For his piece, Bennett has mounted a bike wheel on a fold-out plastic stool; the kind of stool on which elders might sit during a powwow, he explains.
Within the wheel, he has woven a dreamcatcher, complete with cheap, made-in-China dyed feathers, as a reflection of contemporary culture’s tendency to take iconic cultural artifacts and turn them into a commodity. Underneath the sculpture is a pop can.
Stand near the piece and you’ll hear the bubbles of children’s laughter and the “vroom vroom” dirt bike sound made when a bike runs over an aluminum can.
“Two years ago, I was working at an aboriginal drop-in centre in Winnipeg, and I was working with troubled youth who didn’t have access to a lot of things, like good food or a place to hang out and just be kids,” Bennett explains.
“When we were kids, we used to run over pop cans to make our bikes sound like a motorcycle. The kids were outside doing that one day, and I was like, ‘Oh man, this reminds me of when I was a kid.’
“To the right of the sculpture is a parabolic speaker, and when you stand directly beneath it, you’ll hear those kids and the sound of that pop can. It’s a comment on no matter how hard a situation is, parents will always send their kids off to have fun while they deal with the problems that are going on. That’s what the youth centre was about to me, kids being kids and not having to worry about are we going to be able to have supper tonight.”
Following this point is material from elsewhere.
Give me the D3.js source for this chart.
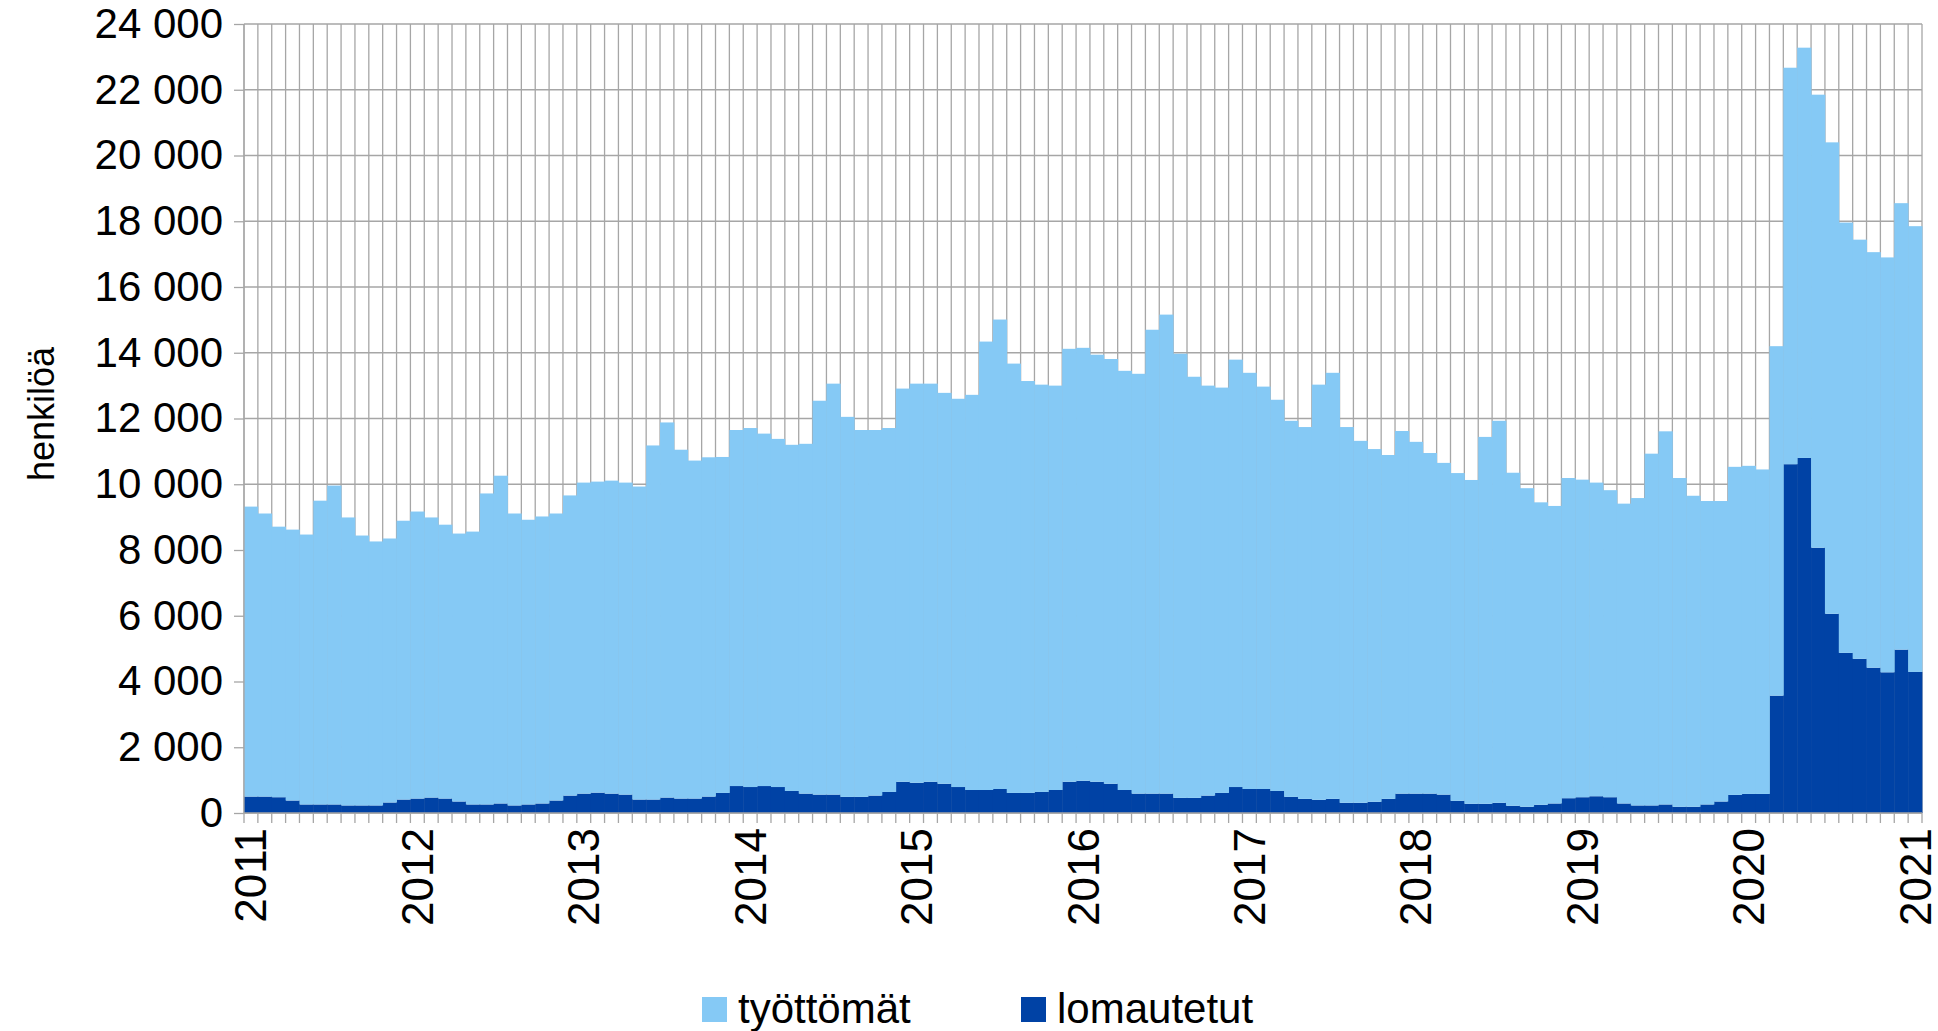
<!DOCTYPE html>
<html>
<head>
  <meta http-equiv="Content-Type" content="text/html; charset=UTF-8" />
  <title>Työttömät ja lomautetut</title>
  <style>
    body {
      padding: 0;
      margin: 0;
      background: #fff;
    }
    svg text {
      font-family: "Liberation Sans", Arial, sans-serif;
      fill: #000;
    }
  </style>
</head>
<body>

<svg width="1938" height="1031"></svg>

<script src="https://d3js.org/d3.v7.min.js"></script>
<script>

// monthly categories, Jan 2011 .. Jan 2021
var months = d3.timeMonth.range(new Date(2011, 0, 1), new Date(2021, 1, 1))
var yearLabels = ["2011", "2012", "2013", "2014", "2015", "2016", "2017", "2018", "2019", "2020", "2021"]

var lomautetut = [
  500, 500, 480, 380, 260, 260, 260, 230, 230, 230, 320, 410,
  440, 470, 440, 350, 260, 260, 290, 230, 260, 290, 380, 530,
  590, 620, 590, 560, 410, 410, 470, 440, 440, 500, 610, 820,
  790, 820, 790, 670, 590, 560, 560, 490, 490, 530, 640, 950,
  920, 950, 890, 790, 700, 700, 730, 610, 610, 640, 700, 950,
  980, 950, 890, 700, 590, 590, 590, 460, 460, 530, 610, 790,
  730, 730, 670, 490, 430, 400, 430, 310, 310, 340, 430, 590,
  590, 590, 560, 370, 280, 280, 310, 220, 190, 250, 290, 450,
  480, 510, 480, 290, 230, 230, 260, 190, 190, 260, 350, 550,
  580, 580, 3570, 10610, 10800, 8070, 6060, 4870, 4690, 4420, 4280, 4970,
  4290
]

var tyottomat = [
  8820, 8610, 8230, 8240, 8210, 9240, 9700, 8760, 8210, 8030, 8030, 8480,
  8730, 8520, 8330, 8150, 8300, 9460, 9970, 8880, 8660, 8730, 8730, 9130,
  9460, 9460, 9520, 9490, 9520, 10770, 11410, 10610, 10280, 10320, 10220, 10830,
  10920, 10720, 10590, 10530, 10640, 11980, 12500, 11560, 11160, 11120, 11070, 11960,
  12140, 12110, 11890, 11810, 12020, 13640, 14280, 13060, 12530, 12390, 12300, 13170,
  13170, 12990, 12920, 12750, 12770, 14110, 14570, 13510, 12810, 12470, 12330, 13000,
  12660, 12240, 11900, 11440, 11310, 12630, 12960, 11430, 11010, 10730, 10460, 11030,
  10700, 10360, 10090, 9970, 9850, 11160, 11620, 10130, 9690, 9200, 9050, 9740,
  9660, 9540, 9340, 9120, 9350, 10700, 11350, 10000, 9460, 9230, 9140, 9980,
  9980, 9870, 10630, 12060, 12480, 13780, 14340, 13090, 12750, 12640, 12620, 13580,
  13560
]

var colors = {
  tyottomat: "#85c9f5",
  lomautetut: "#0042a5"
}
var gridColor = "#a6a6a6"
var fontSize = 42

// plot box (note: "top" is taken by window.top)
var plotL = 244, plotR = 1922, plotT = 24, plotB = 813

var key = d3.timeFormat("%Y-%m")
var fi = d3.formatLocale({decimal: ",", thousands: " ", grouping: [3], currency: ["", " €"]})

var rows = months.map((m, i) => ({
  month: key(m),
  lomautetut: lomautetut[i],
  tyottomat: tyottomat[i]
}))

var series = d3.stack().keys(["lomautetut", "tyottomat"])(rows)

var x = d3.scaleBand().domain(rows.map(d => d.month)).range([plotL, plotR]).padding(0)
var y = d3.scaleLinear().domain([0, 24000]).range([plotB, plotT])

var svg = d3.select("svg")

// vertical grid, one line per category boundary
var bounds = rows.map(d => x(d.month)).concat([plotR])

svg.append("g")
  .selectAll("line")
  .data(bounds)
  .enter()
  .append("line")
  .attr("x1", d => d).attr("x2", d => d)
  .attr("y1", plotT).attr("y2", plotB + 10)
  .style("stroke", gridColor)
  .style("stroke-width", 1.3)

// horizontal grid
svg.append("g")
  .selectAll("line")
  .data(y.ticks(12))
  .enter()
  .append("line")
  .attr("x1", plotL).attr("x2", plotR)
  .attr("y1", d => y(d)).attr("y2", d => y(d))
  .style("stroke", gridColor)
  .style("stroke-width", 1.3)

// stacked bars
svg.append("g")
  .selectAll("g")
  .data(series)
  .enter()
  .append("g")
  .style("fill", s => colors[s.key])
  .selectAll("rect")
  .data(s => s)
  .enter()
  .append("rect")
  .attr("x", d => x(d.data.month))
  .attr("width", x.bandwidth() + 0.4)
  .attr("y", d => y(d[1]))
  .attr("height", d => y(d[0]) - y(d[1]))

// y axis
var yAxis = svg.append("g")
  .attr("transform", "translate(" + plotL + ",0)")
  .call(d3.axisLeft(y).ticks(12).tickFormat(fi.format(",d")).tickSize(10).tickPadding(11))

yAxis.selectAll("path, line").style("stroke", gridColor).style("stroke-width", 1.3)
yAxis.select("path.domain").attr("d", "M0," + plotT + "V" + plotB)
yAxis.selectAll("text")
  .style("font-size", fontSize + "px")
  .style("font-family", "'Liberation Sans', Arial, sans-serif")
  .attr("fill", "#000")

// x axis line
svg.append("line")
  .attr("x1", plotL).attr("x2", plotR)
  .attr("y1", plotB).attr("y2", plotB)
  .style("stroke", gridColor)
  .style("stroke-width", 1.3)

// year labels under January bars
svg.append("g")
  .selectAll("text")
  .data(yearLabels)
  .enter()
  .append("text")
  .attr("transform", d => "translate(" + (x(d + "-01") + x.bandwidth() / 2) + "," + (plotB + 15) + ") rotate(-90)")
  .attr("text-anchor", "end")
  .attr("dominant-baseline", "central")
  .style("font-size", "44px")
  .text(d => d)

// axis title
svg.append("text")
  .attr("transform", "translate(54,414) rotate(-90)")
  .attr("text-anchor", "middle")
  .style("font-size", "36px")
  .text("henkilöä")

// legend
var legend = [
  {label: "työttömät", key: "tyottomat", x: 702},
  {label: "lomautetut", key: "lomautetut", x: 1021}
]

var lg = svg.append("g")
  .selectAll("g")
  .data(legend)
  .enter()
  .append("g")

lg.append("rect")
  .attr("x", d => d.x)
  .attr("y", 997)
  .attr("width", 25)
  .attr("height", 25)
  .style("fill", d => colors[d.key])

lg.append("text")
  .attr("x", d => d.x + 36)
  .attr("y", 1023)
  .style("font-size", fontSize + "px")
  .text(d => d.label)

</script>
</body>
</html>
Pop cans, skateboards, computers, shoes — Bennett says his concepts come first; he chooses the medium later. It’s always about getting his idea across while using as many senses as possible.
“You can look at something and walk around it but then when you can hear it, it bridges the gap and brings you much closer to the meaning of the work,” he says. “For me, I find it’s the mixing of those mediums that makes the work that much stronger.”